When I first assigned Constantius and Pulchera, I imagined addressing a couple of issues in class: I thought the students would be fascinated, as I was, with the idea of gender performance in the eighteenth century, and I thought they might be interested to know more about the historical, political, and cultural contexts that might have inspired the anonymous writer to feature a crossdressing heroine. The students had read and discussed Lisa Logan’s “Columbia Daughter’s in Drag” and learned about Marjorie Garber’s third term. They had (briefly) been exposed to the notion of gender as unstable and, per Logan’s argument, had entertained the hypothesis that eighteenth-century narratives featured crossdressing characters because they indicated a “category crisis elsewhere,” a “displaced cultural anxiety that may or may not be about gender itself” (Logan 241). Part of this anxiety could have centered on “another form of self-fashioning undergoing rapid change during this time period – authorship” (Logan 242). So, I hoped that Constantius and Pulchera would introduce the class to issues concerning gender and authorship in literature of the early American republic.

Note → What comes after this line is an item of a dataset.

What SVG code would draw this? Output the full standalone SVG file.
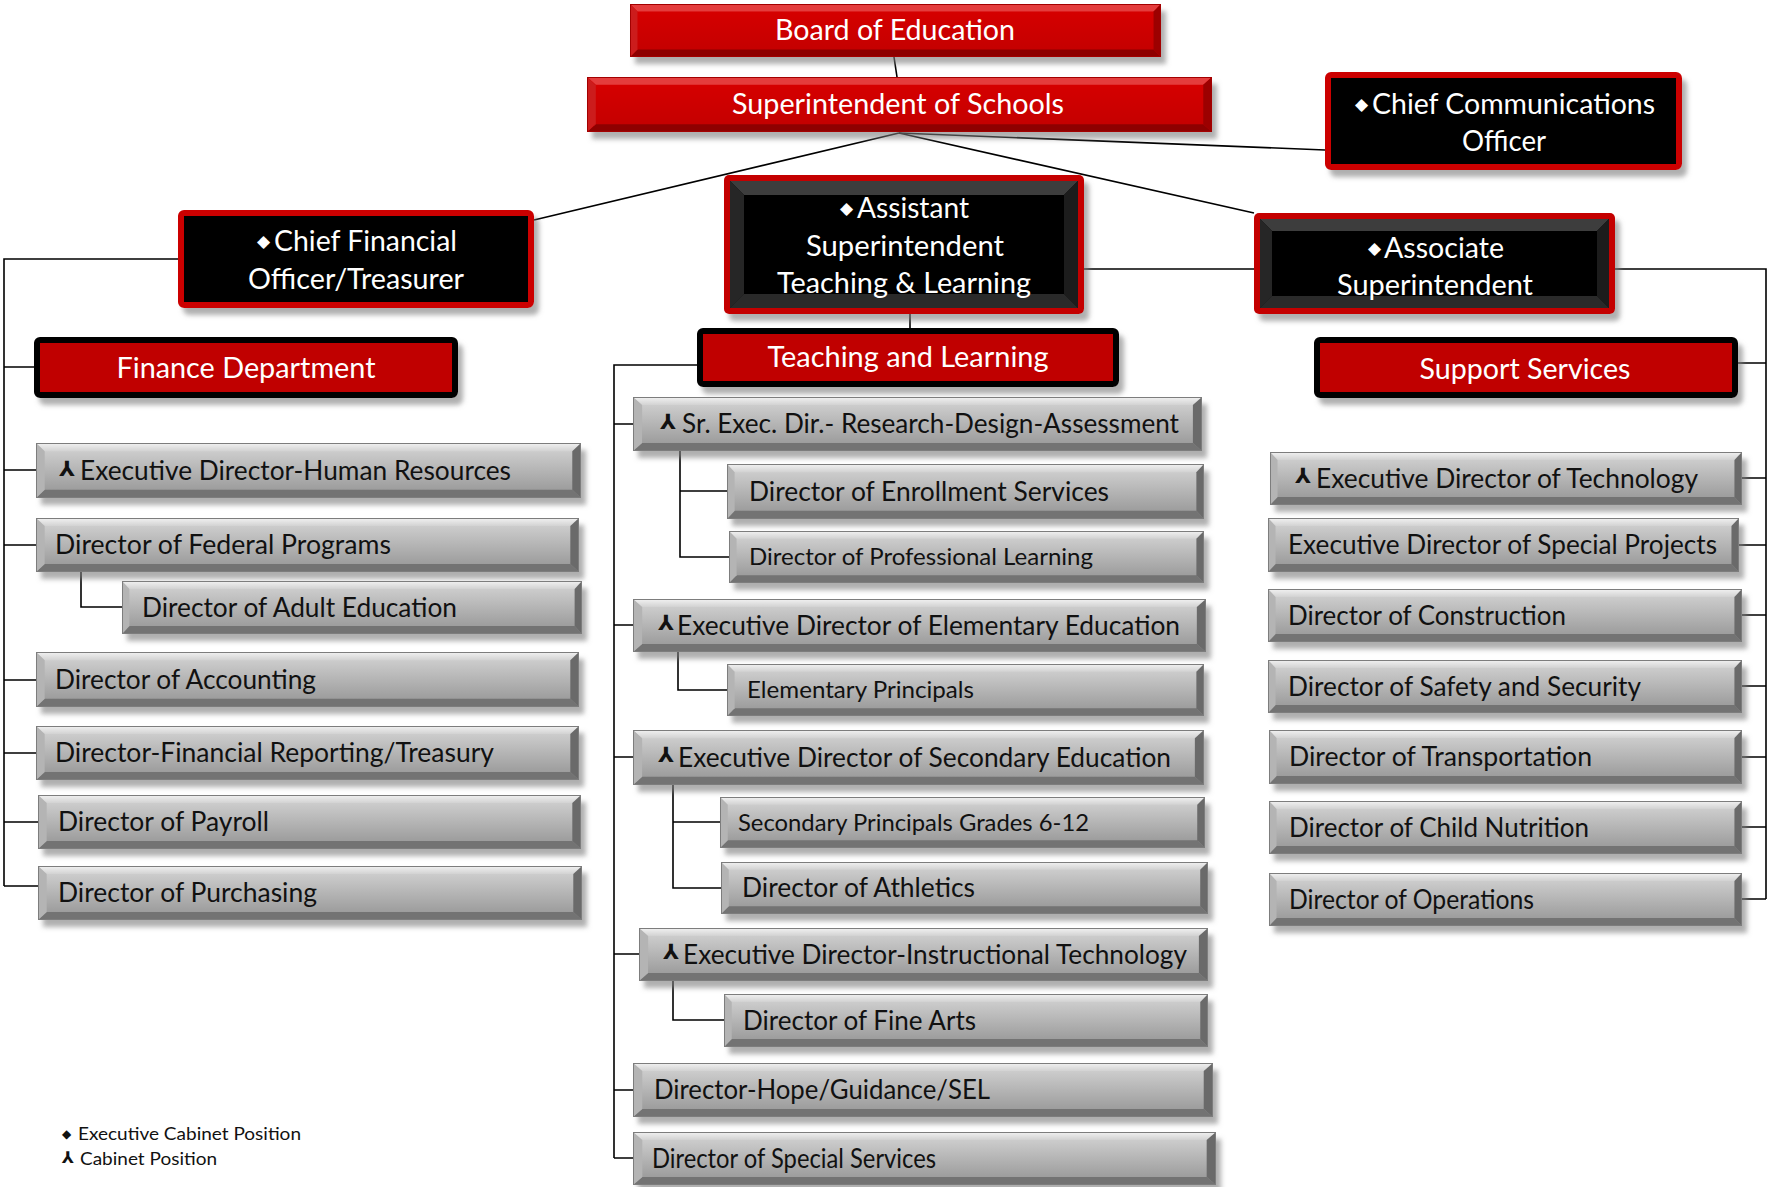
<svg xmlns="http://www.w3.org/2000/svg" xmlns:xlink="http://www.w3.org/1999/xlink" width="1773" height="1187" viewBox="0 0 1773 1187">
<style>
.conn{stroke:#000;stroke-width:1.6;fill:none}
.tw{fill:#fff;font-family:Lato,"Liberation Sans",sans-serif;font-size:28px}
.tg{fill:#111;font-family:Lato,"Liberation Sans",sans-serif;font-size:26px}
.ts{font-size:23px}
.sym{font-family:"DejaVu Sans",sans-serif;font-size:17px}
.yy{font-family:"DejaVu Sans",sans-serif;font-size:21px;font-weight:bold}
.symw{fill:#fff}
.symg{fill:#111}
.mid{text-anchor:middle}
.leg{fill:#111;font-family:Lato,"Liberation Sans",sans-serif;font-size:18px}
</style>
<defs>
<filter id="sh" x="-5%" y="-15%" width="115%" height="150%">
<feDropShadow dx="5" dy="7" stdDeviation="2.5" flood-color="#7a7a7a" flood-opacity="0.6"/>
</filter>
<linearGradient id="gGrey" x1="0" y1="0" x2="0" y2="1">
<stop offset="0" stop-color="#d6d6d6"/><stop offset="1" stop-color="#939393"/>
</linearGradient>
<linearGradient id="gGreyTop" x1="0" y1="0" x2="0" y2="1">
<stop offset="0" stop-color="#f2f2f2"/><stop offset="1" stop-color="#d2d2d2"/>
</linearGradient>
<linearGradient id="gRed" x1="0" y1="0" x2="0" y2="1">
<stop offset="0" stop-color="#d80000"/><stop offset="1" stop-color="#c20000"/>
</linearGradient>
<symbol id="bvGrey" viewBox="0 0 100 10" preserveAspectRatio="none">
<rect width="100" height="10" fill="url(#gGrey)"/>
<polygon points="0,0 100,0 98.4,1.5 1.6,1.5" fill="url(#gGreyTop)"/>
<polygon points="0,10 100,10 98.4,8.5 1.6,8.5" fill="#737373"/>
<polygon points="0,0 1.6,1.5 1.6,8.5 0,10" fill="#b4b4b4"/>
<polygon points="100,0 98.4,1.5 98.4,8.5 100,10" fill="#6a6a6a"/>
<rect width="100" height="10" fill="none" stroke="#7d7d7d" stroke-width="2" vector-effect="non-scaling-stroke"/>
</symbol>
<symbol id="bvRed" viewBox="0 0 100 10" preserveAspectRatio="none">
<rect width="100" height="10" fill="url(#gRed)"/>
<polygon points="0,0 100,0 98.6,1.4 1.4,1.4" fill="#e43c3c"/>
<polygon points="0,10 100,10 98.6,8.6 1.4,8.6" fill="#8e0000"/>
<polygon points="0,0 1.4,1.4 1.4,8.6 0,10" fill="#cc1a1a"/>
<polygon points="100,0 98.6,1.4 98.6,8.6 100,10" fill="#9c0000"/>
<rect width="100" height="10" fill="none" stroke="#a30000" stroke-width="2" vector-effect="non-scaling-stroke"/>
</symbol>
</defs>
<rect width="1773" height="1187" fill="#fff"/>

<g id="connectors">
<path class="conn" d="M894,57 L897,77"/>
<path class="conn" d="M899,133 L534,220"/>
<path class="conn" d="M899,133 L1254,213"/>
<path class="conn" d="M899,133 L1325,150"/>
<path class="conn" d="M910,314 V328"/>
<path class="conn" d="M1084,269 H1254"/>
<path class="conn" d="M1615,269 H1766 V899"/>
<path class="conn" d="M1738,363 H1766 M1742,478 H1766 M1739,545 H1766 M1742,615 H1766 M1742,686 H1766 M1742,757 H1766 M1742,827 H1766 M1742,899 H1766"/>
<path class="conn" d="M178,259 H4 V886"/>
<path class="conn" d="M4,367 H34 M4,470 H36 M4,545 H36 M4,680 H36 M4,753 H36 M4,822 H38 M4,886 H38"/>
<path class="conn" d="M81,572 V607 H122"/>
<path class="conn" d="M697,365 H614 V1158"/>
<path class="conn" d="M614,424 H633 M614,625 H633 M614,757 H633 M614,954 H639 M614,1090 H633 M614,1158 H633"/>
<path class="conn" d="M680,451 V557 H729 M680,491 H727"/>
<path class="conn" d="M678,652 V690 H727"/>
<path class="conn" d="M673,785 V888 H721 M673,822 H720"/>
<path class="conn" d="M673,981 V1020 H724"/>
</g>

<g id="board">
<use xlink:href="#bvRed" x="630" y="4" width="531" height="53" filter="url(#sh)"/>
<text class="tw mid" x="895" y="40" textLength="240" lengthAdjust="spacingAndGlyphs">Board of Education</text>
</g>
<g id="superintendent">
<use xlink:href="#bvRed" x="587" y="77" width="625" height="55" filter="url(#sh)"/>
<text class="tw mid" x="898" y="114" textLength="332" lengthAdjust="spacingAndGlyphs">Superintendent of Schools</text>
</g>
<g id="cco">
<rect x="1328" y="75" width="351" height="92" rx="3" fill="#000" stroke="#cc0000" stroke-width="6" filter="url(#sh)"/>
<text class="sym symw" x="1355" y="110">◆</text>
<text class="tw" x="1372" y="114" textLength="283" lengthAdjust="spacingAndGlyphs">Chief Communications</text>
<text class="tw mid" x="1504" y="151" textLength="84" lengthAdjust="spacingAndGlyphs">Officer</text>
</g>
<g id="cfo">
<rect x="181" y="213" width="350" height="92" rx="3" fill="#000" stroke="#cc0000" stroke-width="6" filter="url(#sh)"/>
<text class="sym symw" x="257" y="247">◆</text>
<text class="tw" x="274" y="251" textLength="183" lengthAdjust="spacingAndGlyphs">Chief Financial</text>
<text class="tw mid" x="356" y="289" textLength="216" lengthAdjust="spacingAndGlyphs">Officer/Treasurer</text>
</g>
<g id="asst">
<g filter="url(#sh)">
<rect x="724" y="175" width="360" height="139" rx="5" fill="#c40000"/>
<rect x="730" y="181" width="348" height="127" fill="#030303"/>
<polygon points="730,181 1078,181 1064,195 744,195" fill="#3c3c3c"/>
<polygon points="730,181 744,195 744,294 730,308" fill="#262626"/>
<polygon points="1078,181 1064,195 1064,294 1078,308" fill="#1a1a1a"/>
<polygon points="730,308 1078,308 1064,294 744,294" fill="#2c2c2c"/>
</g>
<text class="sym symw" x="840" y="214">◆</text>
<text class="tw" x="857" y="218" textLength="112" lengthAdjust="spacingAndGlyphs">Assistant</text>
<text class="tw mid" x="905" y="256" textLength="198" lengthAdjust="spacingAndGlyphs">Superintendent</text>
<text class="tw mid" x="904" y="293" textLength="254" lengthAdjust="spacingAndGlyphs">Teaching &amp; Learning</text>
</g>
<g id="assoc">
<g filter="url(#sh)">
<rect x="1254" y="213" width="361" height="101" rx="5" fill="#c40000"/>
<rect x="1260" y="219" width="349" height="89" fill="#030303"/>
<polygon points="1260,219 1609,219 1597,231 1272,231" fill="#3c3c3c"/>
<polygon points="1260,219 1272,231 1272,296 1260,308" fill="#262626"/>
<polygon points="1609,219 1597,231 1597,296 1609,308" fill="#1a1a1a"/>
<polygon points="1260,308 1609,308 1597,296 1272,296" fill="#2c2c2c"/>
</g>
<text class="sym symw" x="1368" y="254">◆</text>
<text class="tw" x="1384" y="258" textLength="120" lengthAdjust="spacingAndGlyphs">Associate</text>
<text class="tw mid" x="1435" y="295" textLength="196" lengthAdjust="spacingAndGlyphs">Superintendent</text>
</g>
<g id="finance">
<rect x="37" y="340" width="418" height="55" rx="3" fill="#c00000" stroke="#000" stroke-width="6" filter="url(#sh)"/>
<text class="tw mid" x="246" y="378" textLength="259" lengthAdjust="spacingAndGlyphs">Finance Department</text>
</g>
<g id="teaching">
<rect x="700" y="331" width="416" height="53" rx="3" fill="#c00000" stroke="#000" stroke-width="6" filter="url(#sh)"/>
<text class="tw mid" x="908" y="367" textLength="281" lengthAdjust="spacingAndGlyphs">Teaching and Learning</text>
</g>
<g id="support">
<rect x="1317" y="340" width="418" height="55" rx="3" fill="#c00000" stroke="#000" stroke-width="6" filter="url(#sh)"/>
<text class="tw mid" x="1525" y="379" textLength="211" lengthAdjust="spacingAndGlyphs">Support Services</text>
</g>

<g id="hr"><use xlink:href="#bvGrey" x="36" y="443" width="545" height="55" filter="url(#sh)"/>
<text class="yy symg" x="59" y="476">⅄</text>
<text class="tg" x="80" y="479.5" textLength="431" lengthAdjust="spacingAndGlyphs">Executive Director-Human Resources</text></g>
<g id="federal"><use xlink:href="#bvGrey" x="36" y="518" width="543" height="54" filter="url(#sh)"/>
<text class="tg" x="55" y="554" textLength="336" lengthAdjust="spacingAndGlyphs">Director of Federal Programs</text></g>
<g id="adult"><use xlink:href="#bvGrey" x="122" y="581" width="460" height="53" filter="url(#sh)"/>
<text class="tg" x="142" y="616.5" textLength="315" lengthAdjust="spacingAndGlyphs">Director of Adult Education</text></g>
<g id="accounting"><use xlink:href="#bvGrey" x="36" y="652" width="543" height="55" filter="url(#sh)"/>
<text class="tg" x="55" y="688.5" textLength="261" lengthAdjust="spacingAndGlyphs">Director of Accounting</text></g>
<g id="finreport"><use xlink:href="#bvGrey" x="36" y="726" width="543" height="54" filter="url(#sh)"/>
<text class="tg" x="55" y="762" textLength="439" lengthAdjust="spacingAndGlyphs">Director-Financial Reporting/Treasury</text></g>
<g id="payroll"><use xlink:href="#bvGrey" x="38" y="795" width="543" height="54" filter="url(#sh)"/>
<text class="tg" x="58" y="831" textLength="211" lengthAdjust="spacingAndGlyphs">Director of Payroll</text></g>
<g id="purchasing"><use xlink:href="#bvGrey" x="38" y="866" width="544" height="54" filter="url(#sh)"/>
<text class="tg" x="58" y="902" textLength="259" lengthAdjust="spacingAndGlyphs">Director of Purchasing</text></g>

<g id="srexec"><use xlink:href="#bvGrey" x="633" y="397" width="569" height="54" filter="url(#sh)"/>
<text class="yy symg" x="660" y="429">⅄</text>
<text class="tg" x="682" y="433" textLength="497" lengthAdjust="spacingAndGlyphs">Sr. Exec. Dir.- Research-Design-Assessment</text></g>
<g id="enrollment"><use xlink:href="#bvGrey" x="727" y="464" width="477" height="55" filter="url(#sh)"/>
<text class="tg" x="749" y="500.5" textLength="360" lengthAdjust="spacingAndGlyphs">Director of Enrollment Services</text></g>
<g id="proflearning"><use xlink:href="#bvGrey" x="729" y="531" width="475" height="52" filter="url(#sh)"/>
<text class="tg ts" x="749" y="565" textLength="344" lengthAdjust="spacingAndGlyphs">Director of Professional Learning</text></g>
<g id="execelem"><use xlink:href="#bvGrey" x="633" y="599" width="573" height="53" filter="url(#sh)"/>
<text class="yy symg" x="658" y="630">⅄</text>
<text class="tg" x="677" y="634.5" textLength="503" lengthAdjust="spacingAndGlyphs">Executive Director of Elementary Education</text></g>
<g id="elemprincipals"><use xlink:href="#bvGrey" x="727" y="664" width="477" height="52" filter="url(#sh)"/>
<text class="tg ts" x="747" y="698" textLength="227" lengthAdjust="spacingAndGlyphs">Elementary Principals</text></g>
<g id="execsec"><use xlink:href="#bvGrey" x="633" y="730" width="571" height="55" filter="url(#sh)"/>
<text class="yy symg" x="658" y="762">⅄</text>
<text class="tg" x="678" y="766.5" textLength="493" lengthAdjust="spacingAndGlyphs">Executive Director of Secondary Education</text></g>
<g id="secprincipals"><use xlink:href="#bvGrey" x="720" y="797" width="485" height="51" filter="url(#sh)"/>
<text class="tg ts" x="738" y="830.5" textLength="351" lengthAdjust="spacingAndGlyphs">Secondary Principals Grades 6-12</text></g>
<g id="athletics"><use xlink:href="#bvGrey" x="721" y="862" width="487" height="52" filter="url(#sh)"/>
<text class="tg" x="742" y="897" textLength="233" lengthAdjust="spacingAndGlyphs">Director of Athletics</text></g>
<g id="instrtech"><use xlink:href="#bvGrey" x="639" y="928" width="569" height="53" filter="url(#sh)"/>
<text class="yy symg" x="663" y="959">⅄</text>
<text class="tg" x="683" y="963.5" textLength="504" lengthAdjust="spacingAndGlyphs">Executive Director-Instructional Technology</text></g>
<g id="finearts"><use xlink:href="#bvGrey" x="724" y="994" width="484" height="53" filter="url(#sh)"/>
<text class="tg" x="743" y="1029.5" textLength="233" lengthAdjust="spacingAndGlyphs">Director of Fine Arts</text></g>
<g id="hope"><use xlink:href="#bvGrey" x="633" y="1063" width="580" height="54" filter="url(#sh)"/>
<text class="tg" x="654" y="1099" textLength="336" lengthAdjust="spacingAndGlyphs">Director-Hope/Guidance/SEL</text></g>
<g id="special"><use xlink:href="#bvGrey" x="633" y="1132" width="583" height="53" filter="url(#sh)"/>
<text class="tg" x="652" y="1167.5" textLength="284" lengthAdjust="spacingAndGlyphs">Director of Special Services</text></g>

<g id="exectech"><use xlink:href="#bvGrey" x="1270" y="452" width="472" height="53" filter="url(#sh)"/>
<text class="yy symg" x="1295" y="483">⅄</text>
<text class="tg" x="1316" y="487.5" textLength="382" lengthAdjust="spacingAndGlyphs">Executive Director of Technology</text></g>
<g id="specprojects"><use xlink:href="#bvGrey" x="1268" y="518" width="471" height="54" filter="url(#sh)"/>
<text class="tg" x="1288" y="554" textLength="429" lengthAdjust="spacingAndGlyphs">Executive Director of Special Projects</text></g>
<g id="construction"><use xlink:href="#bvGrey" x="1268" y="589" width="474" height="53" filter="url(#sh)"/>
<text class="tg" x="1288" y="624.5" textLength="278" lengthAdjust="spacingAndGlyphs">Director of Construction</text></g>
<g id="safety"><use xlink:href="#bvGrey" x="1268" y="660" width="474" height="53" filter="url(#sh)"/>
<text class="tg" x="1288" y="695.5" textLength="353" lengthAdjust="spacingAndGlyphs">Director of Safety and Security</text></g>
<g id="transportation"><use xlink:href="#bvGrey" x="1269" y="730" width="473" height="54" filter="url(#sh)"/>
<text class="tg" x="1289" y="766" textLength="303" lengthAdjust="spacingAndGlyphs">Director of Transportation</text></g>
<g id="nutrition"><use xlink:href="#bvGrey" x="1269" y="801" width="473" height="53" filter="url(#sh)"/>
<text class="tg" x="1289" y="836.5" textLength="300" lengthAdjust="spacingAndGlyphs">Director of Child Nutrition</text></g>
<g id="operations"><use xlink:href="#bvGrey" x="1269" y="873" width="473" height="53" filter="url(#sh)"/>
<text class="tg" x="1289" y="908.5" textLength="245" lengthAdjust="spacingAndGlyphs">Director of Operations</text></g>

<g id="legend">
<text class="sym symg" x="62" y="1138" style="font-size:12px">◆</text>
<text class="leg" x="78" y="1140" textLength="223" lengthAdjust="spacingAndGlyphs">Executive Cabinet Position</text>
<text class="yy symg" x="62" y="1163" style="font-size:16px">⅄</text>
<text class="leg" x="80" y="1165" textLength="137" lengthAdjust="spacingAndGlyphs">Cabinet Position</text>
</g>
</svg>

My students, however, were not as interested in those issues as they were about discussing filial piety, a fact I discovered when I read the 500-word blog responses that they posted before coming to class. In my introductory lectures, they learned that Revolutionary rhetoric often compared the war to a fight between a parent and child. They also heard that novels written during the Revolution were likewise concerned with parent/child relationships, which have caused some critics to read those works as thinly-veiled political treatises. In retrospect, then, I should have been ready for the students to focus on Pulchera’s defiance of her father’s mandate that she stay away from Constantius. Almost all of them either wrote about his forbiddance or her willful disobedience or both. The class as a whole was surprised that this story did not follow the pattern of the seduction novel; although most disobedient young women in these narratives stray from their families, get pregnant, and die, Pulchera, my student Ali noted, “was not obedient to her father, [but] avoids dying in the end, unlike many of her literary peers.” Genna wrote that she was sure Pulchera was doomed when she rejected Le Monte, but was shocked when “what would usually be [her] downfall” was transformed into a “positive trait.” Giuli suggested that Pulchera’s defiance early in the text gave her “power over her body” and was a necessary step before deciding to crossdress later in the text. Most wanted to make sense of this failed father-daughter relationship in light of the American Revolution. We cannot ignore the political overtones in the story, Kristin argued, especially when Pulchera’s father says, “Remember you are under my government, and that my will is your law.”
Not all agreed that Pulchera’s story was one of defiance and mastery. Lauren, for example, pointed out that the heroine returns to heteronormative ways by the story’s end: “When at last Pulchera is reunited with her true love, she is once again placed into his hands and at his will. By marrying Constantius, she is allowing herself to become domesticated and is safely placed back into her delicate gender role as a wife.” In the end, then, our conversation came back to the performative nature of gender, as I had hoped, but only once we thoroughly explored the father-daughter relationship (and its political overtones) that the students felt took precedence in the narrative.
In the class wrap-up on the last day, the students informed me that Constantius and Pulchera was an appropriate “gateway text” for exploring issues such as consent, marriage, gender, filial piety, and Revolutionary politics, which all came up again as the semester progressed. They pronounced it a keeper, and I agreed.